Dan Brown gets a bad rap, but maybe he just should have been born 60 years earlier. If his writing was going to be turned into cinema, it really should have been 1930s serials.
After all, both The Da Vinci Code and its published prequel/filmed sequel Angels & Demons abandon all character development in favor of pure plot mechanics; every chapter is anchored to a cliffhanger more preposterous than the last. If someone simply treated them as the narrative junk food they are, his stories might be tremendous fun. But the inclusion of religious iconography and heterodox “history” has made people take them far too seriously. If you thought Ron Howard’s adaptation of The Da Vinci Code managed to make ecclesiastical conspiracy boring, just wait for Angels & Demons.
Tom Hanks—sans greasy Da Vinci mullet, but still bereft of personality—is back as Harvard symbologist Robert Langdon, summoned by Vatican officials to help deal with a potential public-relations crisis.

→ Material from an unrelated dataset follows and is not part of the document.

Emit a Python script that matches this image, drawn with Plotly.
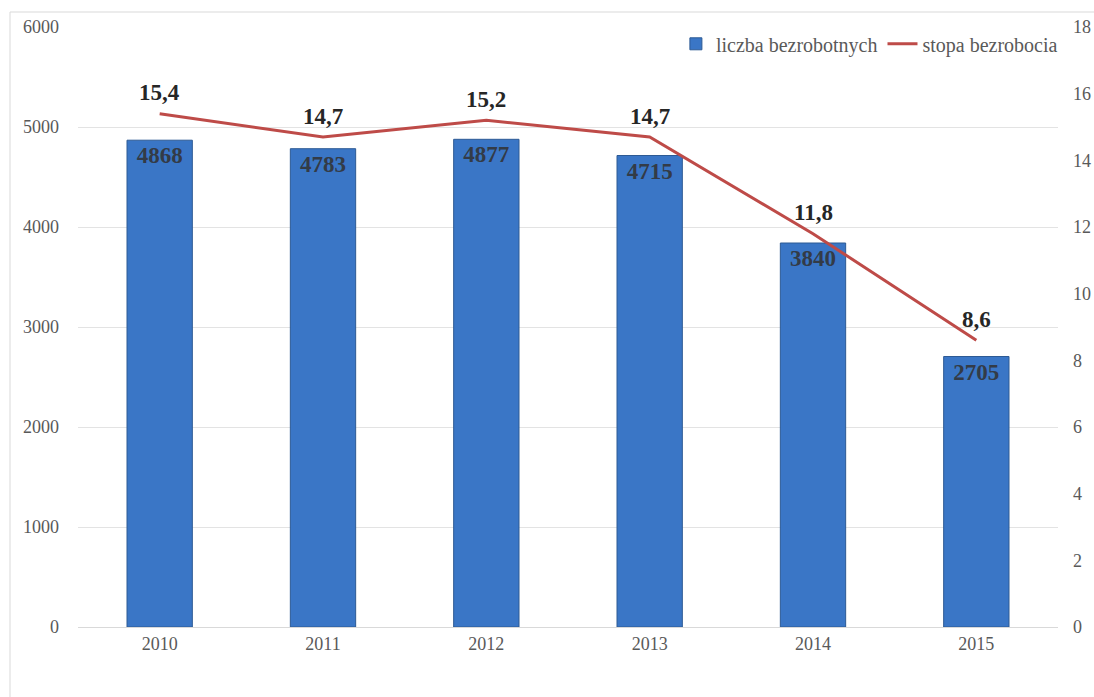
import plotly.graph_objects as go

years = ["2010", "2011", "2012", "2013", "2014", "2015"]
unemployed = [4868, 4783, 4877, 4715, 3840, 2705]
rate = [15.4, 14.7, 15.2, 14.7, 11.8, 8.6]
left_ticks = [0, 1000, 2000, 3000, 4000, 5000, 6000]
right_ticks = [0, 2, 4, 6, 8, 10, 12, 14, 16, 18]

FONT = "Liberation Serif, Times New Roman, serif"

fig = go.Figure()
fig.add_trace(go.Bar(
    x=years, y=unemployed, name="liczba bezrobotnych",
    marker=dict(color="#3a76c6", line=dict(color="#2d5a94", width=1)),
    width=0.4,
    text=[str(v) for v in unemployed], textposition="inside",
    insidetextanchor="end",
    textfont=dict(family=FONT, size=23, color="#333b47", weight="bold"),
    cliponaxis=False,
))
fig.add_trace(go.Scatter(
    x=years, y=rate, name="stopa bezrobocia", yaxis="y2",
    mode="lines",
    line=dict(color="#be4b48", width=3),
    cliponaxis=False,
))

# category axis: annotations are placed by category index
annotations = [
    dict(x=i, y=v, xref="x", yref="y2", text=f"{v:.1f}".replace(".", ","),
         showarrow=False, yshift=21,
         font=dict(family=FONT, size=23, color="#262626", weight="bold"))
    for i, v in enumerate(rate)
]

fig.update_layout(
    width=1094, height=697,
    margin=dict(l=78, r=36, t=27, b=70, autoexpand=False),
    paper_bgcolor="white", plot_bgcolor="white",
    font=dict(family=FONT, size=18, color="#595959"),
    bargap=0.6,
    showlegend=True,
    legend=dict(orientation="h", x=1.005, xanchor="right", y=0.972, yanchor="middle",
                bgcolor="rgba(0,0,0,0)", font=dict(family=FONT, size=20, color="#595959"),
                traceorder="normal", itemwidth=30),
    xaxis=dict(type="category", showgrid=False, showline=True, linecolor="#d9d9d9", linewidth=1,
               ticks="", tickfont=dict(family=FONT, size=18, color="#595959")),
    yaxis=dict(range=[0, 6000], tickvals=left_ticks, showgrid=True, gridcolor="#e3e3e3",
               gridwidth=1, zeroline=False, showline=False, ticks="",
               ticklabelstandoff=18, tickfont=dict(family=FONT, size=18, color="#595959")),
    yaxis2=dict(range=[0, 18], tickvals=right_ticks, overlaying="y", side="right",
                showgrid=False, zeroline=False, showline=False, ticks="",
                ticklabelstandoff=14, tickfont=dict(family=FONT, size=18, color="#595959")),
    annotations=annotations,
    shapes=[dict(type="rect", xref="paper", yref="paper",
                 x0=-68/980, x1=1.2, y0=-0.2, y1=1 + 15/600,
                 line=dict(color="#d9d9d9", width=1), fillcolor="rgba(0,0,0,0)", layer="below")],
)

fig.write_html("out.html", config={"displayModeBar": False},
               post_script="document.body.style.margin='0px';document.body.style.overflow='hidden';")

In the wake of the death of the Pope, the four primary candidates to replace him have been kidnapped. Evidence suggests the involvement of the Illuminati— the ancient society whose pro-science views antagonized the medieval Catholic Church. And if Langdon can’t follow the clues to the lair of the Illuminati, the Vatican itself could be destroyed by a cylinder of stolen anti-matter.
It’s somewhat fitting that, in Angels & Demons, the greatest threat comes from something representing the complete absence of substance. As was true in Da Vinci, Howard simply allows Langdon’s puzzle-solving to carry us from one place to the next, like some life-or-death scavenger hunt. The number of ticking doomsday clocks in this thing is absurd, yet it’s treated with a ritualistic somberness that makes a Latin Mass seem like prom night.
There’s a fleeting moment, near the end, when Howard hilariously tracks along the Pope-announcing Vatican chimney like it was the fuse of a bomb. Give me that kind of silliness, rather than watching the smudgy smoke rising from this dud.